The Risks of Wearing a Bra that Doesn’t Fit
What do you normally look for in a bra? Are you shopping for something that will be more comfortable? Or maybe you want the kind that you see in catalogs to enhance your bust?
The bottom line is that no matter whether you’re choosing a pushup or sports bra, you should always buy the right fit for your breasts. That’s because there are many risks of wearing a bra that doesn’t fit.
According to a study conducted a few years ago by the makers of the “Pillow Bra” in collaboration with the University of Barcelona (Spain), nearly 70% of women wear bras that aren’t suitable for their bodies. They’re either too small or the underwire doesn’t correspond to the shape of the breast, and so on…
This is an important finding that you should be taken into account because it can have more than a little negative impact on your health. Pay attention to the following information.
The risks of wearing a bra that doesn’t fit properlyYour bra isn’t just something to show off your figure and make you feel sexy. It also serves a practical purpose that you need to bear in mind.
You already know that bras are constructed to support, shape, and protect your breasts through a complex pressure system, which you shouldn’t even notice while wearing them. But if you choose the wrong type or size of your body, you might notice redness, soreness, or scratches begin to appear.
Let’s learn a little more about the risks of wearing a bra that doesn’t fit properly.
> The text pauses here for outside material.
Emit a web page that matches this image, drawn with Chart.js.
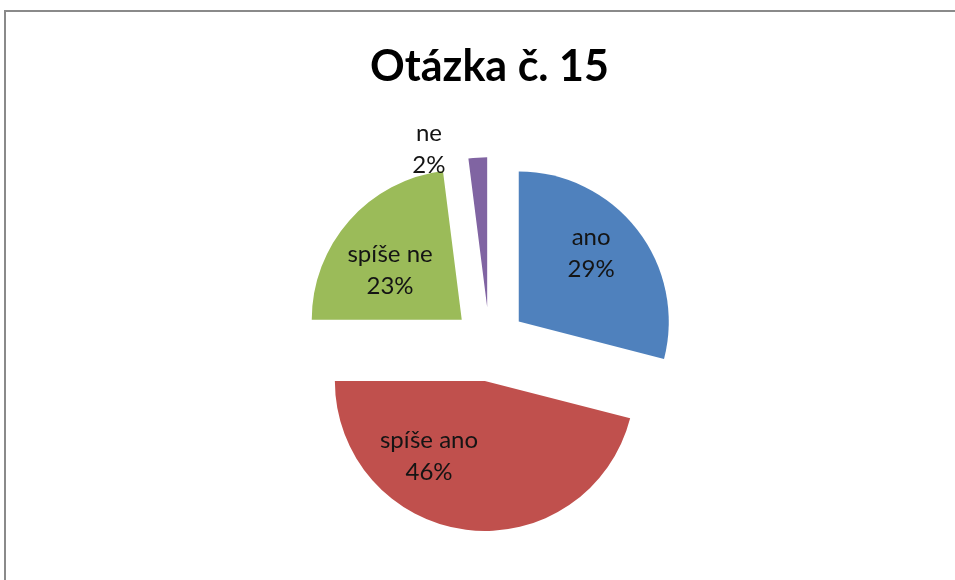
<!DOCTYPE html>
<html lang="cs">
<head>
<meta charset="utf-8">
<title>Otázka č. 15</title>
<script src="https://cdn.jsdelivr.net/npm/chart.js@4.4.1/dist/chart.umd.min.js"></script>
<style>
  html, body { margin: 0; padding: 0; background: #fff; }
  body { width: 955px; height: 580px; overflow: hidden; position: relative; }
  /* chart frame – only top and left edges are visible in the crop */
  .frame { position: absolute; left: 4px; top: 10px; width: 1000px; height: 700px;
           border: 2px solid #8a8a8a; box-sizing: border-box; }
  #wrap { position: absolute; left: 0; top: 0; width: 955px; height: 580px; }
</style>
</head>
<body>
<div class="frame"></div>
<div id="wrap"><canvas id="pie" width="955" height="580"></canvas></div>
<script>
const TITLE  = "Otázka č. 15";
const labels = ["ano", "spíše ano", "spíše ne", "ne"];
const shares = [29, 46, 23, 2];
const colors = ["#4F81BD", "#C0504D", "#9BBB59", "#8064A2"];

const EXPLODE = 37;   // px each slice is pulled out from the centre

// Chart.js' own "offset" also grows narrow slices, so pull every arc out by
// the same distance here and let the arc element draw itself
const explode = {
  id: "explode",
  beforeDatasetDraw(chart, args) {
    const { ctx } = chart;
    args.meta.data.forEach(arc => {
      const { startAngle, endAngle } = arc.getProps(["startAngle", "endAngle"], true);
      const mid = (startAngle + endAngle) / 2;
      ctx.save();
      ctx.translate(Math.cos(mid) * EXPLODE, Math.sin(mid) * EXPLODE);
      arc.draw(ctx);
      ctx.restore();
    });
    return false;
  }
};

// labels placed around each slice's tip, Excel "best fit" style
const sliceLabels = {
  id: "sliceLabels",
  afterDatasetsDraw(chart, args, opts) {
    const { ctx } = chart;
    const meta = chart.getDatasetMeta(0);
    ctx.save();
    ctx.font = opts.font;
    ctx.fillStyle = opts.color;
    ctx.textAlign = "center";
    ctx.textBaseline = "middle";
    meta.data.forEach((arc, i) => {
      const { x, y, startAngle, endAngle, outerRadius } =
        arc.getProps(["x", "y", "startAngle", "endAngle", "outerRadius"], true);
      const mid = (startAngle + endAngle) / 2;
      const vx = x + Math.cos(mid) * EXPLODE, vy = y + Math.sin(mid) * EXPLODE;
      const p = opts.place[i];
      const a = mid + p.turn * Math.PI / 180;
      const lx = vx + Math.cos(a) * outerRadius * p.r;
      const ly = vy + Math.sin(a) * outerRadius * p.r;
      ctx.fillText(labels[i], lx, ly - opts.lineHeight / 2);
      ctx.fillText(shares[i] + "%", lx, ly + opts.lineHeight / 2);
    });
    ctx.restore();
  }
};

new Chart(document.getElementById("pie"), {
  type: "pie",
  data: {
    labels,
    datasets: [{
      data: shares,
      backgroundColor: colors,
      borderWidth: 0
    }]
  },
  options: {
    responsive: false,
    animation: false,
    radius: 150,
    layout: { padding: { left: 24, right: 0, top: 0, bottom: 3 } },
    plugins: {
      legend: { display: false },
      tooltip: { enabled: false },
      title: {
        display: true,
        text: TITLE,
        color: "#000",
        font: { family: "Lato", size: 43, weight: "bold" },
        padding: { top: 41, bottom: 19 }
      },
      sliceLabels: {
        font: "24px Lato",
        color: "#141414",
        lineHeight: 32,
        place: [
          { r: 0.665, turn: -5.7 },
          { r: 0.623, turn: 29.5 },
          { r: 0.582, turn: -6.6 },
          { r: 1.125, turn: -16.6 }
        ]
      }
    }
  },
  plugins: [explode, sliceLabels]
});
</script>
</body>
</html>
1. The danger of too much pressure
Think about a bra with an underwire, the most popular variety. If you choose the wrong size, according to obstetrics and gynecology specialist Dr. Sanchez-Escalonila Zapardiel, what happens is the following:
- The underwire presses into your chest.
- The pressure can damage the ligaments of your breast tissue and cause them to sag.
- A bra that applies too much pressure can also constrict the blood supply to your breast tissue.
2. A bra that’s too large
Even if it’s just one size too big, you might notice scratches appearing in the short term, and over time it promotes sagging and discomfort in your shoulder tendons.
Why? It’s not suited to the shape of your body and without even realizing it, you make small movements and adjustments to correct it that eventually add up.
3. Underwire that doesn’t fit properly
Choosing the right bra for you is never easy. Some women have large breasts but a small torso, making it very difficult to find the right size. Every woman’s body is different, and unfortunately, there’s not always an ideal model for us all.
But experts will tell you that of the risks of wearing a bra that fits poorly, the greatest is an underwire that doesn’t fit properly. Every time you rub against these wires, it subjects your breasts to a high level of stress. The damage is even greater when you choose to sleep in these kinds of bras. Day by day, the negative effects will increase.
4. Can continued use of a poorly fitting bra increase your risk of breast cancer?
The answer is no. There is no link between bra choice and the development of breast cancer. They have nothing to do with one another. However, other problems that cause inflammation in the breast tissue can lead to cysts, back pain, shoulder pain, and soreness in the breasts themselves.
This is an important thing to remember.
Discover: Treatment for Breast Cysts
How should you choose the right bra?As we said above, it’s a hard task to find the right bra for you. Some women, based on their build (slim with large breasts, or wide with small breasts), will have a very difficult time finding the style that suits them the best.
How to correctly measure your bra size
- Measure your chest. To do this, take a measuring tape and find the circumference of your chest at the point just below your breasts. This will give you a number, X, which will correspond to your size (34, 36, 38, 40 – or the number corresponding to your metric system such as 75, 80, 90, 95).
- As for the cup size, those infamous letters A, B, C, D…how are they measured? It’s simple. First, measure loosely around the fullest part of your bust with the measuring tape straight across and around your back, bringing it to the front. Then, subtract your band measurement (from step 1) from this bust measurement. The difference will give you your bra size — each inch represents a cup size.
Also, try to keep the following in mind:
- Your bra size won’t always be the same. Hormonal changes can cause some weight gain, or your breasts might swell a bit before you start your period. Ovulation, for example, causes the breasts to grow slightly. Try to take these considerations into account when buying your bra.
- Remember that the underwire shouldn’t be below your chest. It shouldn’t be too short or leave red marks on your skin.
- You also don’t want underwire to dig into the flesh of your breasts.
- Watch out for the straps, too. If you have large breasts the fabric of the bra and straps can also dig into your skin. Always look for straps that are suitably wide to keep from irritating you and that support the shape and weight of your breasts.
One last tip: Try on every bra in the store. Never take one home without first trying it on.